Chase Claypool felt anxiety while trying to impress Steelers QB Ben Roethlisberger as an NFL rookie

Canadian Chase Claypool was nervous around the Steelers’ face of the franchise to start.

Ben Roethlisberger has been with Pittsburgh since 2004, won two Super Bowls, and commands respect. The rookie receiver had to earn his trust quickly and it has led to production for Claypool.

“He’s a super funny guy in general and he was laid back at first, but when fall camp hit he got a little more serious,” Claypool said on TSN 1040 radio in Vancouver.

“At first there was a little bit of anxiety there, I was a little bit anxious each day to make some plays for him. The more plays I made for him the easier it was and he’s just been funny and supportive along the way.”

Claypool leads the Steelers with 375 receiving yards and seven total touchdowns in seven games while averaging a team-high 16.3 yards per catch during the Steelers’ 7-0 start. The first touchdown of his career was an 84-yard score, the longest scrimmage TD by a Canadian-born player in NFL history.

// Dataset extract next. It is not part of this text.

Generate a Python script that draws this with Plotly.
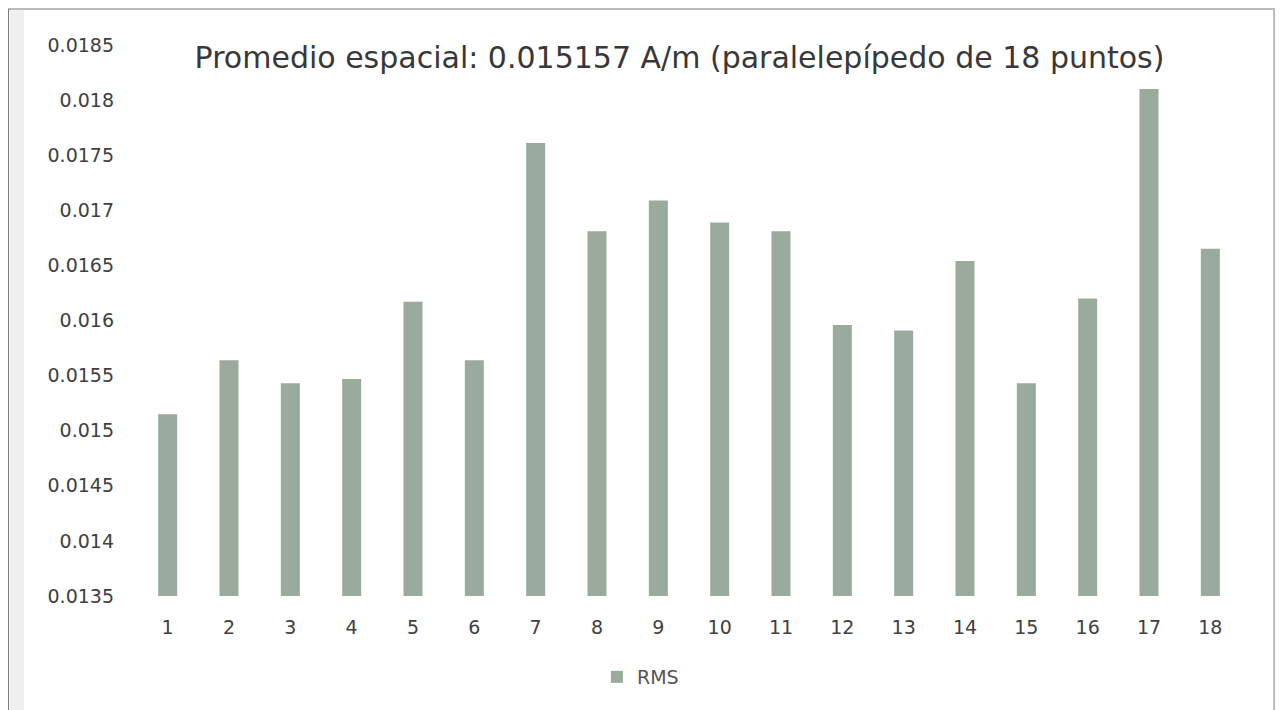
import plotly.graph_objects as go

points = [str(i) for i in range(1, 19)]
rms = [0.01515, 0.01564, 0.01543, 0.01547, 0.01617, 0.01564, 0.01761, 0.01681, 0.01709,
       0.01689, 0.01681, 0.01596, 0.01591, 0.01654, 0.01543, 0.01620, 0.01810, 0.01665]
y_ticks = [0.0135, 0.014, 0.0145, 0.015, 0.0155, 0.016, 0.0165, 0.017, 0.0175, 0.018, 0.0185]
y_tick_labels = ["0.0135", "0.014", "0.0145", "0.015", "0.0155", "0.016", "0.0165",
                 "0.017", "0.0175", "0.018", "0.0185"]
title = "Promedio espacial: 0.015157 A/m (paralelepípedo de 18 puntos)"

bar_color = "#9aab9d"
y_floor = 0.0135

fig = go.Figure()
fig.add_trace(go.Bar(
    x=points, y=[v - y_floor for v in rms], base=y_floor, name="RMS",
    marker=dict(color=bar_color, line=dict(width=0)),
    width=0.31,
))

fig.update_layout(
    width=1284, height=710,
    paper_bgcolor="white", plot_bgcolor="white",
    margin=dict(l=129, r=51, t=37, b=122),
    font=dict(family="DejaVu Sans", color="#404040"),
    title=dict(text=title, x=0.523, xanchor="center", y=0.9296, yanchor="middle",
               font=dict(family="DejaVu Sans", size=30, color="#383838")),
    showlegend=True,
    legend=dict(orientation="h", x=0.456, xanchor="center", y=-0.147, yanchor="middle",
                font=dict(size=19, color="#555555"), itemwidth=30),
    shapes=[
        dict(type="rect", xref="paper", yref="paper",
             x0=-0.115, x1=-0.1024, y0=-0.25, y1=1.0653,
             fillcolor="#eef0ee", line=dict(width=0), layer="below"),
        dict(type="rect", xref="paper", yref="paper",
             x0=-0.1168, x1=1.03, y0=-0.25, y1=1.0653,
             line=dict(color="#b8bcb8", width=2), layer="below"),
        dict(type="line", xref="paper", yref="paper",
             x0=-0.1168, x1=-0.1168, y0=-0.25, y1=1.0653,
             line=dict(color="#7a7e7a", width=2), layer="below"),
    ],
)
fig.update_xaxes(type="category", showgrid=False, showline=False, ticks="",
                 tickfont=dict(size=19, color="#404040"), ticklabelstandoff=18)
fig.update_yaxes(range=[y_floor, 0.0185], tickvals=y_ticks, ticktext=y_tick_labels,
                 showgrid=False, zeroline=False, showline=False, ticks="",
                 tickfont=dict(size=19, color="#404040"), ticklabelstandoff=22)

fig.write_html("out.html")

“It’s definitely surreal. It’s unlike anything I’ve ever experienced before,” Claypool said about his instant impact.

The 22-year-old Claypool has shown respect for those who came before him. While emerging as a star at the University of Notre Dame, Claypool wore No. 83 — the same number worn by Steelers’ tight end Heath Miller who played 11 seasons with Roethlisberger from 2005-2015.

“I had heard in an interview that Ben didn’t want people wearing 83, which was my college number, because he had a really good friend who wore 83 on the Steelers for a long time,” Claypool said.

“I thought No. 11 would make it look like I was running faster.”

That speed was on full display at the 2020 NFL Combine, Claypool ran a 4.42 laser-timed forty at six-foot-four and 229 pounds. The Abbotsford, B.C. native was given the nickname “Mapletron” after posting similar testing results to former NFL All-Pro receiver Calvin “Megatron” Johnson. It’s a Canadian spin on the moniker because of Claypool’s roots north of the border.

“A lot of people know I’m from Canada. I’m the Canadian tour guide on the Steelers,” Claypool said.

“There’s a couple guys who ask me a lot of questions about Vancouver specifically because they’re trying to visit because they’ve heard how beautiful it is.”

Much like the views on the west coast, Claypool’s start in the NFL has been awe-inspiring.